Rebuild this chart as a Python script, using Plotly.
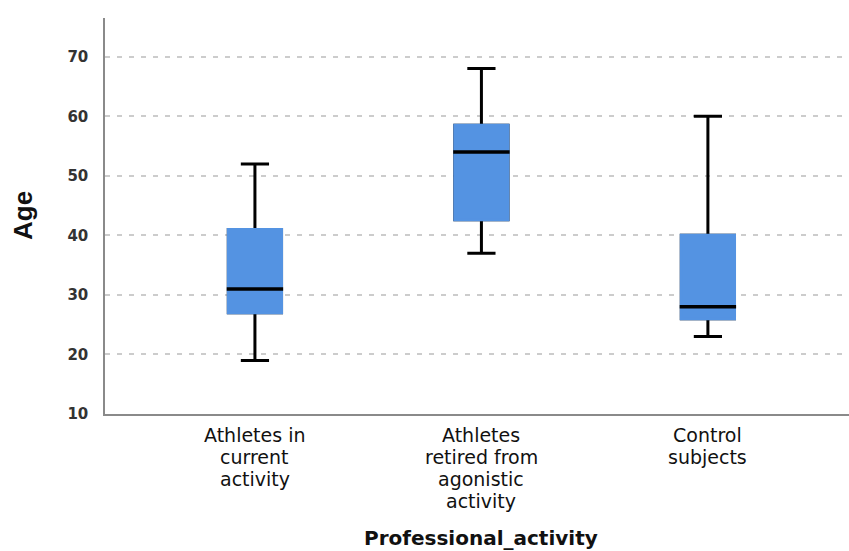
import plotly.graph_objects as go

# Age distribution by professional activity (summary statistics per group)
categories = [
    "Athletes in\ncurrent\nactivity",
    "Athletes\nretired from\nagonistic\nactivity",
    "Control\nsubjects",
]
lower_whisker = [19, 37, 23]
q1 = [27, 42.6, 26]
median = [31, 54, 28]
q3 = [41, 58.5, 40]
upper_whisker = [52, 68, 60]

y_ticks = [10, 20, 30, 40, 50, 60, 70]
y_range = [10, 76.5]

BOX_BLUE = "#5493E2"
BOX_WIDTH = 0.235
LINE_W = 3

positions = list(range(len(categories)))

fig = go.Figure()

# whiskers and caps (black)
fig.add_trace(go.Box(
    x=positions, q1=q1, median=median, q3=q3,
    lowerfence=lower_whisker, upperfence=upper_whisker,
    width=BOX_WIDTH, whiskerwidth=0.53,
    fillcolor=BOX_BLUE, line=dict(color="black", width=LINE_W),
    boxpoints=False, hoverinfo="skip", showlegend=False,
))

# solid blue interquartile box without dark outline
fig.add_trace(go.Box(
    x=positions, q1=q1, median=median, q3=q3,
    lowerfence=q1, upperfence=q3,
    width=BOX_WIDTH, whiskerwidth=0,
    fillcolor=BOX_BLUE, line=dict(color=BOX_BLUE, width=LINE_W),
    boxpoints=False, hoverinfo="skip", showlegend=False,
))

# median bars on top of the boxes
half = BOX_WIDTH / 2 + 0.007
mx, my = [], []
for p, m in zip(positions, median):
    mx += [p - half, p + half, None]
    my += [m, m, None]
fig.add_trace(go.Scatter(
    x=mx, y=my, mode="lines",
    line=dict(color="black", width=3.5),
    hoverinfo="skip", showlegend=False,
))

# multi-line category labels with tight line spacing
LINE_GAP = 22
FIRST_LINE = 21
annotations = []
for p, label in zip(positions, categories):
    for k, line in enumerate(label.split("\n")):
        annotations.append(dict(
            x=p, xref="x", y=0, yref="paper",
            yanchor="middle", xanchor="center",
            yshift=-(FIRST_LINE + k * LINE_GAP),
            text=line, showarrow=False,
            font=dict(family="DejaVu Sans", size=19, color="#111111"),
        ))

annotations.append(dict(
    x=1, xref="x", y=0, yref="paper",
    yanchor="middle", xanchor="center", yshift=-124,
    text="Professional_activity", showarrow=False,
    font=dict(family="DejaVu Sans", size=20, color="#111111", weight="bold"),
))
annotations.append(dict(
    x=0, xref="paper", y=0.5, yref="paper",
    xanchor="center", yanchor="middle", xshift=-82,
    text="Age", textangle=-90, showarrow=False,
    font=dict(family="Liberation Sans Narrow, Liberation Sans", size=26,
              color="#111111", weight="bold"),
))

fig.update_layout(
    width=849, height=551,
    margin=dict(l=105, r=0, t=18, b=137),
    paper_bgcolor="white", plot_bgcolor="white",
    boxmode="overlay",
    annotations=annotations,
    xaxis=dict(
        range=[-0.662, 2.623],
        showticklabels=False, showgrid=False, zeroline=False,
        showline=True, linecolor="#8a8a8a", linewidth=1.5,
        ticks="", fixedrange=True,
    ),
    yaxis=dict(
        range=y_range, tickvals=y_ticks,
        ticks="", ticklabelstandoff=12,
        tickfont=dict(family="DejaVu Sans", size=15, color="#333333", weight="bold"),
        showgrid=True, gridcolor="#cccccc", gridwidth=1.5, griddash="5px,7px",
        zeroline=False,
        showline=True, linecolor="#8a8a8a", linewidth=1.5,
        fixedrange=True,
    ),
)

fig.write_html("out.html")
──────
* **Task brief**: Exclude every picture and copy the remaining data exactly.

* **Written solution**:
Rebuild this chart as a Python script, using Plotly.
import plotly.graph_objects as go

# Age distribution by professional activity (summary statistics per group)
categories = [
    "Athletes in\ncurrent\nactivity",
    "Athletes\nretired from\nagonistic\nactivity",
    "Control\nsubjects",
]
lower_whisker = [19, 37, 23]
q1 = [27, 42.6, 26]
median = [31, 54, 28]
q3 = [41, 58.5, 40]
upper_whisker = [52, 68, 60]

y_ticks = [10, 20, 30, 40, 50, 60, 70]
y_range = [10, 76.5]

BOX_BLUE = "#5493E2"
BOX_WIDTH = 0.235
LINE_W = 3

positions = list(range(len(categories)))

fig = go.Figure()

# whiskers and caps (black)
fig.add_trace(go.Box(
    x=positions, q1=q1, median=median, q3=q3,
    lowerfence=lower_whisker, upperfence=upper_whisker,
    width=BOX_WIDTH, whiskerwidth=0.53,
    fillcolor=BOX_BLUE, line=dict(color="black", width=LINE_W),
    boxpoints=False, hoverinfo="skip", showlegend=False,
))

# solid blue interquartile box without dark outline
fig.add_trace(go.Box(
    x=positions, q1=q1, median=median, q3=q3,
    lowerfence=q1, upperfence=q3,
    width=BOX_WIDTH, whiskerwidth=0,
    fillcolor=BOX_BLUE, line=dict(color=BOX_BLUE, width=LINE_W),
    boxpoints=False, hoverinfo="skip", showlegend=False,
))

# median bars on top of the boxes
half = BOX_WIDTH / 2 + 0.007
mx, my = [], []
for p, m in zip(positions, median):
    mx += [p - half, p + half, None]
    my += [m, m, None]
fig.add_trace(go.Scatter(
    x=mx, y=my, mode="lines",
    line=dict(color="black", width=3.5),
    hoverinfo="skip", showlegend=False,
))

# multi-line category labels with tight line spacing
LINE_GAP = 22
FIRST_LINE = 21
annotations = []
for p, label in zip(positions, categories):
    for k, line in enumerate(label.split("\n")):
        annotations.append(dict(
            x=p, xref="x", y=0, yref="paper",
            yanchor="middle", xanchor="center",
            yshift=-(FIRST_LINE + k * LINE_GAP),
            text=line, showarrow=False,
            font=dict(family="DejaVu Sans", size=19, color="#111111"),
        ))

annotations.append(dict(
    x=1, xref="x", y=0, yref="paper",
    yanchor="middle", xanchor="center", yshift=-124,
    text="Professional_activity", showarrow=False,
    font=dict(family="DejaVu Sans", size=20, color="#111111", weight="bold"),
))
annotations.append(dict(
    x=0, xref="paper", y=0.5, yref="paper",
    xanchor="center", yanchor="middle", xshift=-82,
    text="Age", textangle=-90, showarrow=False,
    font=dict(family="Liberation Sans Narrow, Liberation Sans", size=26,
              color="#111111", weight="bold"),
))

fig.update_layout(
    width=849, height=551,
    margin=dict(l=105, r=0, t=18, b=137),
    paper_bgcolor="white", plot_bgcolor="white",
    boxmode="overlay",
    annotations=annotations,
    xaxis=dict(
        range=[-0.662, 2.623],
        showticklabels=False, showgrid=False, zeroline=False,
        showline=True, linecolor="#8a8a8a", linewidth=1.5,
        ticks="", fixedrange=True,
    ),
    yaxis=dict(
        range=y_range, tickvals=y_ticks,
        ticks="", ticklabelstandoff=12,
        tickfont=dict(family="DejaVu Sans", size=15, color="#333333", weight="bold"),
        showgrid=True, gridcolor="#cccccc", gridwidth=1.5, griddash="5px,7px",
        zeroline=False,
        showline=True, linecolor="#8a8a8a", linewidth=1.5,
        fixedrange=True,
    ),
)

fig.write_html("out.html")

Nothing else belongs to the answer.